Among the violences of the age, what would now be called agrarian outrages were very common. Sometimes it was a pretender to proprietorship who came in to trouble the tenants of the landlord in possession; sometimes a tenant was the object of wrathful jealousy among persons of his own class. Of the former order of troubles we have an example at this time, in a charge brought before the Privy Council (February 19, 1601) against David Hamilton, younger, of Bothwell-haugh, ‘servant to the Laird of Innerwick.’ It was for the turning out of his wife from Woodhouselee, that Hamilton of Bothwell-haugh murdered the Good Regent. We now see his representative breaking other laws on account of the same lands.[269] Sir James Bellenden of Broughton, who was landlord de facto, complains against David Hamilton, that, with a company ‘bodin and furnist in feir of weir,’ he had come, on the 10th of February instant, to the tenants of the lands of Woodhouselee, ‘where they were in peaceable and quiet maner at their plews,’ and there assailed them with furious speeches, ‘threatening to have their lives gif they insistit in manuring and lawboring of the said lands,’ and actually compelled them through fear to give up their work. As David failed to appear and answer this charge, letters were ordered to denounce him as a rebel.
Before a month elapsed, the Council had under its attention a still more violent affair, forming a specimen of the second class of outrages. The complainer here is Patrick Monypenny of Pilrig—an estate with an old manor-house situated between Edinburgh and Leith. Patrick states that he was of mind to have set that part of his lands of Pilrig, called the Round-haugh, to Harry Robertson and Andrew Alis, to his utility and profit.
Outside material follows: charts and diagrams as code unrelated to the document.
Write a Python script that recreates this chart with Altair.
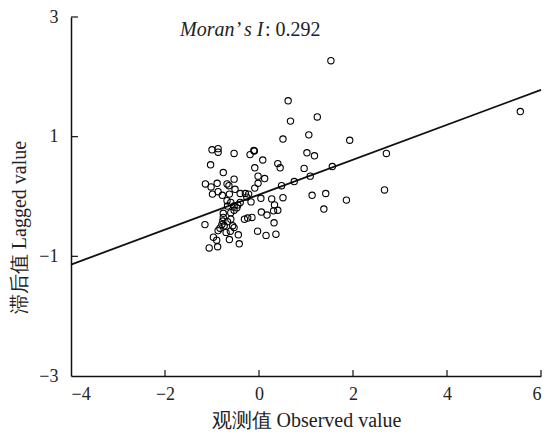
import altair as alt
import pandas as pd

obs_x = [1.53, 5.56, 0.62, 0.67, 1.24, 0.51, 1.06, 1.93, 1.02, 1.18, 2.71, 1.56, 0.96, 1.09, 0.75, 0.48,
         2.67, 1.42, 1.13, 0.51, 1.86, 0.04, 0.27, 0.08, -0.10, 0.40, 0.45, -0.09, 0.12, -0.02, -0.02, -0.09,
         -1.00, -0.87, -0.87, -0.53, -0.19, -0.11,
         -1.03, -0.76, -0.53, -1.14, -1.02, -0.89, -0.68, -0.64, -0.51, -0.99, -0.87, -0.78, -0.63, -0.40,
         -0.29, -0.22, -0.26, -0.17, 0.33, 0.40, 1.38,
         -0.68, -0.60, -0.67, -0.53, -0.45, -0.40, -1.15,
         -0.76, -0.76, -0.77, -0.79, -0.83, -0.87, -0.74, -0.67,
         -0.60, -0.56, -0.53, -0.61, -0.70, -0.60, -0.53, -0.47,
         -0.31, -0.24, -0.15, 0.05, 0.17, 0.31,
         0.32, 0.36, 0.15, -0.03,
         -0.97, -0.90, -1.06, -0.88, -0.63, -0.44, -0.42]
lag_y = [2.27, 1.42, 1.60, 1.26, 1.33, 0.96, 1.03, 0.94, 0.73, 0.68, 0.72, 0.50, 0.47, 0.34, 0.25, 0.18,
         0.11, 0.05, 0.02, -0.02, -0.06, -0.03, -0.04, 0.61, 0.76, 0.55, 0.48, 0.48, 0.30, 0.34, 0.22, 0.14,
         0.78, 0.80, 0.74, 0.72, 0.70, 0.77,
         0.53, 0.40, 0.29, 0.21, 0.16, 0.22, 0.21, 0.18, 0.12, 0.04, 0.08, 0.02, 0.04, 0.05,
         0.05, 0.04, -0.01, -0.09, -0.14, -0.23, -0.21,
         -0.07, -0.10, -0.16, -0.16, -0.14, -0.10, -0.47,
         -0.28, -0.35, -0.41, -0.47, -0.53, -0.57, -0.49, -0.42,
         -0.38, -0.49, -0.52, -0.58, -0.60, -0.27, -0.23, -0.19,
         -0.38, -0.36, -0.35, -0.26, -0.31, -0.24,
         -0.44, -0.63, -0.65, -0.58,
         -0.68, -0.73, -0.86, -0.84, -0.72, -0.64, -0.79]

line_x = [-4, 6]
line_y = [-1.138, 1.782]

x_ticks = [-4, -2, 0, 2, 4, 6]
y_ticks = [-3, -1, 1, 3]

label_italic = "Moran\u2019 s I"
label_value = ": 0.292"
label_x = -1.68
label_y = 2.68

FONT = "'Liberation Serif', 'Times New Roman', serif"

pts = pd.DataFrame({"x": obs_x, "y": lag_y})
line_df = pd.DataFrame({"x": line_x, "y": line_y})
xt = pd.DataFrame({"v": x_ticks[1:]})
yt = pd.DataFrame({"v": y_ticks[1:]})
txt = pd.DataFrame({"x": [label_x], "y": [label_y], "a": [label_italic], "b": [label_value]})

W, H = 470, 359

xs = alt.Scale(domain=[-4, 6], nice=False, zero=False)
ys = alt.Scale(domain=[-3, 3], nice=False, zero=False)

x_axis = alt.Axis(values=x_ticks, format="d", tickSize=0, labelPadding=9, labelFontSize=18,
                  labelFont=FONT, labelColor="#222", title="观测值 Observed value",
                  titleFont=FONT, titleFontSize=20, titleFontWeight="normal", titleColor="#222",
                  titleY=44, titleBaseline="middle", grid=False, domainColor="#111", domainWidth=1.5)
y_axis = alt.Axis(values=y_ticks, format="d", tickSize=0, labelPadding=13, labelFontSize=18,
                  labelFont=FONT, labelColor="#222", title="滞后值 Lagged value",
                  titleFont=FONT, titleFontSize=20, titleFontWeight="normal", titleColor="#222",
                  titleX=-52, titleY=210, titleBaseline="middle", titleAlign="center",
                  grid=False, domainColor="#111", domainWidth=1.5)

points = alt.Chart(pts).mark_point(shape="circle", filled=False, color="#000", size=40,
                                   strokeWidth=1.1, opacity=1).encode(
    x=alt.X("x:Q", scale=xs, axis=x_axis),
    y=alt.Y("y:Q", scale=ys, axis=y_axis),
)

reg = alt.Chart(line_df).mark_line(color="#111", strokeWidth=1.8).encode(
    x=alt.X("x:Q", scale=xs), y=alt.Y("y:Q", scale=ys))

xtick = alt.Chart(xt).mark_rule(color="#111", strokeWidth=1.2).encode(
    x=alt.X("v:Q", scale=xs), y=alt.value(H), y2=alt.value(H - 6))
ytick = alt.Chart(yt).mark_rule(color="#111", strokeWidth=1.2).encode(
    y=alt.Y("v:Q", scale=ys), x=alt.value(0), x2=alt.value(7))

t1 = alt.Chart(txt).mark_text(align="left", baseline="alphabetic", font=FONT, fontSize=20,
                              fontStyle="italic", color="#222").encode(
    x=alt.X("x:Q", scale=xs), y=alt.Y("y:Q", scale=ys), text="a:N")
t2 = alt.Chart(txt).mark_text(align="left", baseline="alphabetic", font=FONT, fontSize=20,
                              dx=85, color="#222").encode(
    x=alt.X("x:Q", scale=xs), y=alt.Y("y:Q", scale=ys), text="b:N")

chart = alt.layer(reg, points, xtick, ytick, t1, t2).properties(
    width=W, height=H,
    autosize=alt.AutoSizeParams(type="none"),
    padding={"left": 63, "top": 9, "right": 1, "bottom": 55},
).configure_view(stroke=None)

chart.save("out.html", embed_options={"renderer": "svg", "actions": False})
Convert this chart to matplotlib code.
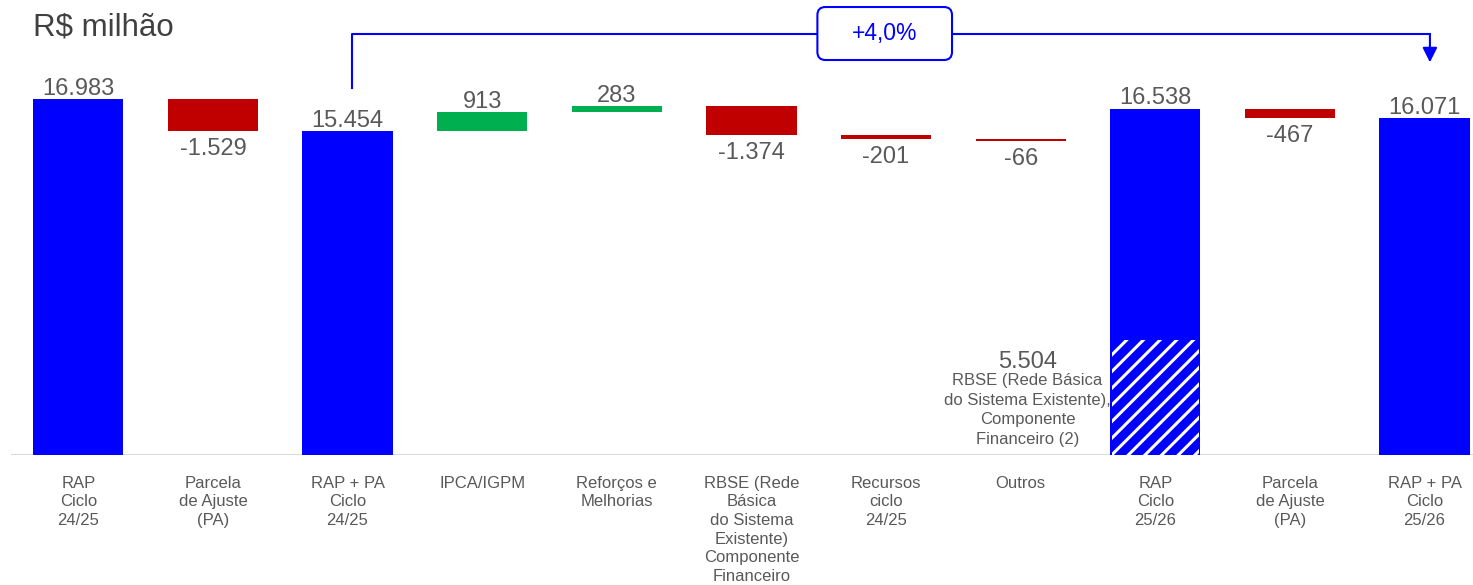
import numpy as np
import matplotlib
matplotlib.use("Agg")
import matplotlib.pyplot as plt
from matplotlib.patches import FancyBboxPatch

plt.rcParams['font.family'] = ['Liberation Sans', 'DejaVu Sans']
plt.rcParams['hatch.linewidth'] = 2.2

# dados do gráfico
categorias = ["RAP\nCiclo\n24/25", "Parcela\nde Ajuste\n(PA)", "RAP + PA\nCiclo\n24/25",
              "IPCA/IGPM", "Reforços e\nMelhorias",
              "RBSE (Rede\nBásica\ndo Sistema\nExistente)\nComponente\nFinanceiro",
              "Recursos\nciclo\n24/25", "Outros", "RAP\nCiclo\n25/26",
              "Parcela\nde Ajuste\n(PA)", "RAP + PA\nCiclo\n25/26"]
valores = [16983, -1529, 15454, 913, 283, -1374, -201, -66, 16538, -467, 16071]
tipos = ["total", "delta", "total", "delta", "delta", "delta", "delta", "delta",
         "total", "delta", "total"]
rotulos = ["16.983", "-1.529", "15.454", "913", "283", "-1.374", "-201", "-66",
           "16.538", "-467", "16.071"]
rbse_valor = 5504
rbse_rotulo = "5.504"
rbse_texto = "RBSE (Rede Básica\ndo Sistema Existente),\nComponente\nFinanceiro (2)"
variacao = "+4,0%"

AZUL = "#0000FF"
VERMELHO = "#C00000"
VERDE = "#00B050"
CINZA = "#595959"

fig = plt.figure(figsize=(14.73, 5.85), dpi=100)
ax = fig.add_axes([11 / 1473, 130 / 585, 1 - 11 / 1473, 455 / 585])
ax.set_xlim(-0.5, 10.36)
ax.set_ylim(0, 455 * 47.75)

x = np.arange(len(valores))
largura = 0.67

# calcula base e altura de cada barra (cascata)
nivel = 0
bases, alturas, cores = [], [], []
for v, t in zip(valores, tipos):
    if t == "total":
        bases.append(0)
        alturas.append(v)
        cores.append(AZUL)
        nivel = v
    else:
        bases.append(nivel + v if v < 0 else nivel)
        alturas.append(abs(v))
        cores.append(VERDE if v > 0 else VERMELHO)
        nivel += v

ax.bar(x, alturas, largura, bottom=bases, color=cores, zorder=2)
ax.bar(8, rbse_valor, largura * 0.96, color=AZUL, edgecolor="white",
       hatch="//", linewidth=0, zorder=3)

for i, (v, t) in enumerate(zip(valores, tipos)):
    topo = bases[i] + alturas[i]
    if v >= 0:
        ax.annotate(rotulos[i], (x[i], topo), xytext=(0, -0.5), textcoords="offset points",
                    ha="center", va="bottom", fontsize=17, color=CINZA, zorder=4)
    else:
        ax.annotate(rotulos[i], (x[i], bases[i]), xytext=(0, -5), textcoords="offset points",
                    ha="center", va="top", fontsize=17, color=CINZA, zorder=4)

ax.text(8 - 0.95, rbse_valor - 550, rbse_rotulo, ha="center", va="top",
        fontsize=17, color=CINZA)
ax.text(8 - 0.95, rbse_valor - 1600, rbse_texto, ha="center", va="top",
        fontsize=12, color=CINZA, linespacing=1.38)

# linha base
ax.axhline(0, color="#D9D9D9", lw=1.5, zorder=1)

ax.set_xticks(x)
ax.set_xticklabels(categorias, fontsize=12, color=CINZA, linespacing=1.3)
ax.tick_params(axis="x", length=0, pad=15)
ax.set_yticks([])
for s in ax.spines.values():
    s.set_visible(False)

# seta de variação
y_seta = 20080
ax.plot([2.03, 2.03, 10.04], [17520, y_seta, y_seta], color=AZUL, lw=1.5, zorder=4)
ax.annotate("", xy=(10.04, 18750), xytext=(10.04, y_seta + 20),
            arrowprops=dict(arrowstyle="-|>", color=AZUL, lw=1.5, mutation_scale=22,
                            shrinkA=0, shrinkB=0), zorder=4)
aspecto = (1462 / 10.86) / (455 / ax.get_ylim()[1])
caixa = FancyBboxPatch((5.49, 18861), 1.0, 2530,
                       boxstyle="round,pad=0,rounding_size=0.06",
                       mutation_aspect=aspecto, fc="white", ec=AZUL, lw=1.5,
                       zorder=5, clip_on=False)
ax.add_patch(caixa)
ax.text(5.99, 18861 + 1265, variacao, ha="center", va="center", fontsize=16.5,
        color=AZUL, zorder=6)

fig.text(33 / 1473, 1 - 28 / 585, "R$ milhão", fontsize=22.5, color="#404040",
         ha="left", va="center")

fig.savefig("out.png", dpi=100)
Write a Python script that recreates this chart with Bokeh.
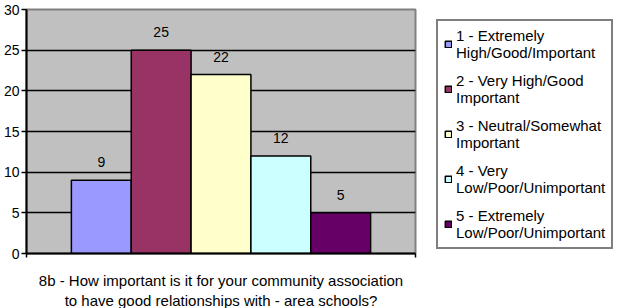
from bokeh.plotting import figure
from bokeh.models import (ColumnDataSource, Range1d, FixedTicker, Legend, LegendItem)
from bokeh.embed import file_html
from bokeh.resources import INLINE
from bokeh.core.properties import value

# ---- data ----
categories = [
    "1 - Extremely\nHigh/Good/Important",
    "2 - Very High/Good\nImportant",
    "3 - Neutral/Somewhat\nImportant",
    "4 - Very\nLow/Poor/Unimportant",
    "5 - Extremely\nLow/Poor/Unimportant",
]
counts = [9, 25, 22, 12, 5]
colors = ["#9999FF", "#993366", "#FFFFCC", "#CCFFFF", "#660066"]
y_ticks = [0, 5, 10, 15, 20, 25, 30]
x_title = ("8b - How important is it for your community association\n"
           "to have good relationships with - area schools?")

FONT = "Liberation Sans"
gap = 0.75  # Excel gap width 150% split on both sides
xs = [gap + i + 0.5 for i in range(len(counts))]

src = ColumnDataSource(dict(x=xs, top=counts, color=colors, label=categories,
                            txt=[str(c) for c in counts]))

p = figure(frame_width=389, frame_height=244, output_backend="svg",
           toolbar_location=None,
           x_range=Range1d(0, 2 * gap + len(counts)), y_range=Range1d(0, 30),
           min_border_left=26, min_border_top=9, min_border_bottom=47,
           min_border_right=198)
p.background_fill_color = "#C0C0C0"
p.border_fill_color = "white"
p.outline_line_color = "#808080"
p.outline_line_width = 2

r = p.vbar(x="x", top="top", width=1.0, bottom=0, source=src,
           fill_color="color", line_color="black", line_width=1.5)

p.text(x="x", y="top", text="txt", source=src, text_align="center",
       text_baseline="middle", y_offset=-18, text_font=value(FONT),
       text_font_size="14px", text_color="#000000")

# axes
p.yaxis.ticker = FixedTicker(ticks=y_ticks)
p.yaxis.major_tick_out = 5
p.yaxis.major_tick_in = 0
p.yaxis.minor_tick_line_color = None
p.yaxis.axis_line_color = "black"
p.yaxis.axis_line_width = 2
p.yaxis.major_tick_line_width = 1.5
p.yaxis.major_label_text_font = FONT
p.yaxis.major_label_text_font_size = "14px"
p.yaxis.major_label_text_color = "#000000"
p.yaxis.major_label_standoff = 2

p.xaxis.ticker = FixedTicker(ticks=[0, 2 * gap + len(counts)])
p.xaxis.major_label_overrides = {0: " ", 2 * gap + len(counts): " "}
p.xaxis.major_label_text_font_size = "1px"
p.xaxis.major_tick_out = 4
p.xaxis.major_tick_in = 0
p.xaxis.major_tick_line_width = 1.5
p.xaxis.minor_tick_line_color = None
p.xaxis.axis_line_color = "black"
p.xaxis.axis_line_width = 2
p.xaxis.axis_label = x_title
p.xaxis.axis_label_text_font = FONT
p.xaxis.axis_label_text_font_size = "15px"
p.xaxis.axis_label_text_font_style = "normal"
p.xaxis.axis_label_text_color = "#000000"
p.xaxis.axis_label_standoff = 5

p.xgrid.grid_line_color = None
p.ygrid.ticker = FixedTicker(ticks=y_ticks[1:-1])
p.ygrid.grid_line_color = "black"
p.ygrid.grid_line_width = 1.5

legend = Legend(items=[LegendItem(label=c, renderers=[r], index=i)
                       for i, c in enumerate(categories)])
legend.location = (21, 4)
legend.border_line_color = "black"
legend.border_line_width = 2
legend.background_fill_color = "white"
legend.background_fill_alpha = 1
legend.glyph_width = 8
legend.glyph_height = 8
legend.label_text_font = FONT
legend.label_text_font_size = "15px"
legend.label_text_color = "#000000"
legend.label_standoff = 4
legend.padding = 6
legend.spacing = 11
legend.margin = 0
p.add_layout(legend, "right")

open("out.html", "w").write(file_html(p, INLINE))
But on a certain day not specified, David Duff, indweller in Leith, came to these persons, and uttered furious menaces against them in the event of their occupying these lands, so that they had departed from their purpose of occupying them. Duff, accompanied with two men named Matheson, had also, on the 2d March instant, attacked the servants of Monypenny, as they were labouring the lands in question, with similar speeches, threatening their lives if they persisted in working there; and at night, they, or some persons hounded out by them, had come and broken their plough, and thrown it into the river. ‘John Matheson, after the breaking of the complenar’s plew, come to John Porteous’s house, his tenant, and bad him gang now betwix the plew stilts, and see how she wald gang while [till] the morn.’ To this was added a threat to break his head if he should ever say that Duff had broken his plough. ‘Likeas the said David sinsyne come to the complenar’s lands, being tilled, and trampit and cast the tilled furs down, thus committing manifest oppression upon the complainant.’ In this case, the accused persons were assoilzied, but only, it would appear, by hard swearing in their own cause.
Apr. 15. 1601.
Apr. 17.
‘The king’s majesty came to Perth, and was made burgess at the mercat-cross. There was ane puncheon of wine set there, and all drucken out. He receivit the banquet frae the town, and subscribit the guild book with his awn hand—“Jacobus Rex: parcere subjectis, et debellare superbos.”’—Chron. Perth.
John Watt, Deacon of the deacons in Edinburgh, or he would have latterly been called Convener of the Trades, was shot dead on the Burgh-moor. This was the same gallant official who raised the trades for the protection of the king at the celebrated tumult of the 17th December 1596. One Alexander Slummon, a by-stander, was tried for the murder, but found innocent. We are told by Calderwood that Watt, having offered to invade the person of the minister, Robert Bruce, was well liked by the king, who accordingly was exact in regard to Slummon’s trial. The historian also relates that ‘the judgment threatened against this man by Mr Robert Bruce came to pass.’ Such threatenings or prognostications of judgments are of course very likely to bring their own fulfilment.
Apr. 24.
‘Sundry Jesuits, seminary priests, and trafficking papists, enemies to God’s truth and all Christian government,’ were stated to be at this time ‘daily creeping within the country,’ with the design, ‘by their godless practices, not only to disturb the estate of the true religion, but also his hieness’ awn estate, and the common quietness of the realm.’—P. C. R.
William Barclay, a new-made advocate, brother of Sir Patrick Barclay of Tollie, was tried in Edinburgh for the crime of being present at ‘twa messes whilk were said by Mr Alex. M‘Whirrie, ane Jesuit priest, within Andro Napier’s dwelling-house in Edinburgh,’ aggravated by perjury, he having some time before sworn and subscribed before the presbytery of Edinburgh, that he was of the religion presently professed within the realm. The culprit was declared infamous, and banished from the country, ‘never to return to the same, unless, by satisfaction of the kirk, he obtain our special licence to that effect.’—Pit. Cal.